Here’s How Inventory Management Can Prevent Theft
Anyone who works anywhere in a supply chain knows how essential inventory management is — it protects your product, ensures everything is where it’s supposed to be when it’s supposed to be there, and allows you to accurately order new and replacement items when they are needed. When properly applied, inventory management can also be a tool to eliminate internal theft in warehouses and distribution centers. What can inventory management do to help you stop theft-related losses?
Password Protect Inventory Data
Digitized inventory data has its problems — it’s impossible to access if the power goes out, and a networked system is always at risk for a hack, just to name a few — but it is arguably the most secure way to store and manage your inventory data.
An additional layer of security — password protection — can both help to protect your information and provide you with a tool to prevent internal theft. First, assign each individual who gets into the information their own unique username and password. Next, ensure employees aren’t sharing their log-ins. This allows you to see who is looking at the information at any given time and who makes changes to the data. This can be useful if an audit is required to determine if inventory has gone missing.
Invest in Additional Supervision
Perhaps unsurprisingly, studies have shown employee theft goes up when supervision is lacking. You don’t need to micromanage your employees every second of every day, but if you are concerned theft is occurring, it might be important to invest in additional supervision, in the form of security, cameras or more staff.
Perform Comprehensive Background Checks
Background checks can be pricey, but if you’re working with large amounts of money or expensive inventory, they are an essential part of discouraging theft. Calling references is also a useful tool, but it doesn’t cover all the bases, so to speak — your hire’s former employers may rave about their work ethic or their skills but may completely neglect to mention the fact that money or inventory went missing during their tenure.
Utilize Proper Equipment
Does part of your shipping process include moving your product from one pallet to another? Many warehouses do this — moving items from a plastic pallet you use in your warehouse to a cheaper or lighter-weight wooden one for shipping. In many cases, this involves:
- Unwrapping the product
- Moving it by hand to a new pallet
- Rewrapping it
Not only does this take an increased amount of time, but it also provides an opportunity for theft.
Stretch wrappers are one tool that allows you secure your product. Machines wrap pallets consistently every time in a way that’s impossible to replicate by hand, which makes it harder to steal products since signs of tampering are easily recognized. Therefore, thieves will be deterred because there is a higher chance of getting caught.

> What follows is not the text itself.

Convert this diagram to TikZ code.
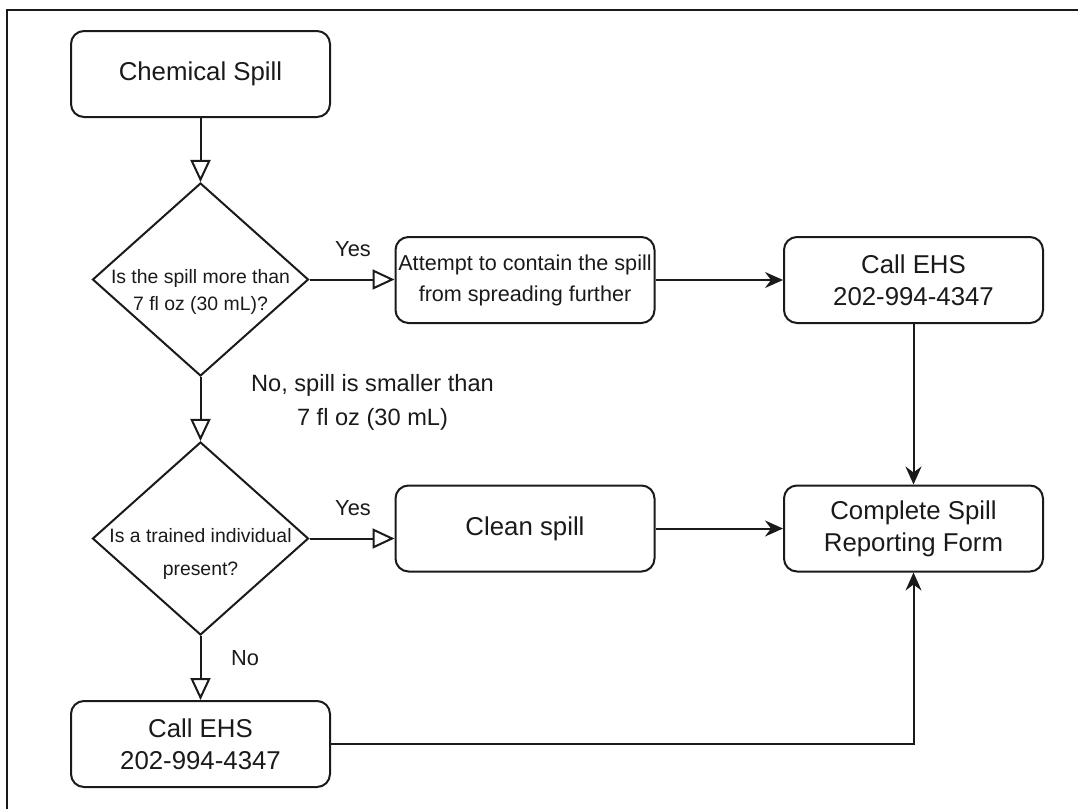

Do Not Announce Your Audits
Scheduled audits can make it easier to keep track of when you need to start counting, but informal or unannounced audits are a useful tool to determine if there is theft occurring. By performing a random audit, you won’t give any potential thieves the time to cover their tracks or hide evidence of their wrongdoing.
Rely on Numbered Checks and Purchase Orders
One of the biggest sources of internal theft is through purchase orders and checks. If these items are not numbered and highly controlled, it is possible for one to slip through the cracks — depending on how bold your thief is, that could potentially cost you hundreds or thousands of dollars.
Keep careful track of all checks and purchase orders by using pre-numbered items, and ensure only your most trusted employees are allowed access to them.
Open Your Doors to Employees’ Concerns
Your employees may be in position to see things you can’t, simply because they are on the production floor where all the action is. Institute an open door policy where employees can come to you to report suspected theft.
Be very careful with this information, though — you don’t want to risk a lawsuit against you for a false accusation. Take steps to ensure, as best as you can, that theft accusations aren’t made for superfluous reasons such as vengeance, perhaps by instituting a punishment for completely unfounded accusations.
Finally, make sure you protect yourself — consult legal counsel to determine the extent of your rights when it comes to terminating employment or possibly prosecuting someone who has been discovered to be illegally removing company money or property.
Employee theft may not be entirely preventable, but there are inventory management-based steps you can take to lower the chance of them happening. Even something as simple as password protecting your inventory data can help to deter thefts from occurring and make it easier to discover who is stealing when it does happen.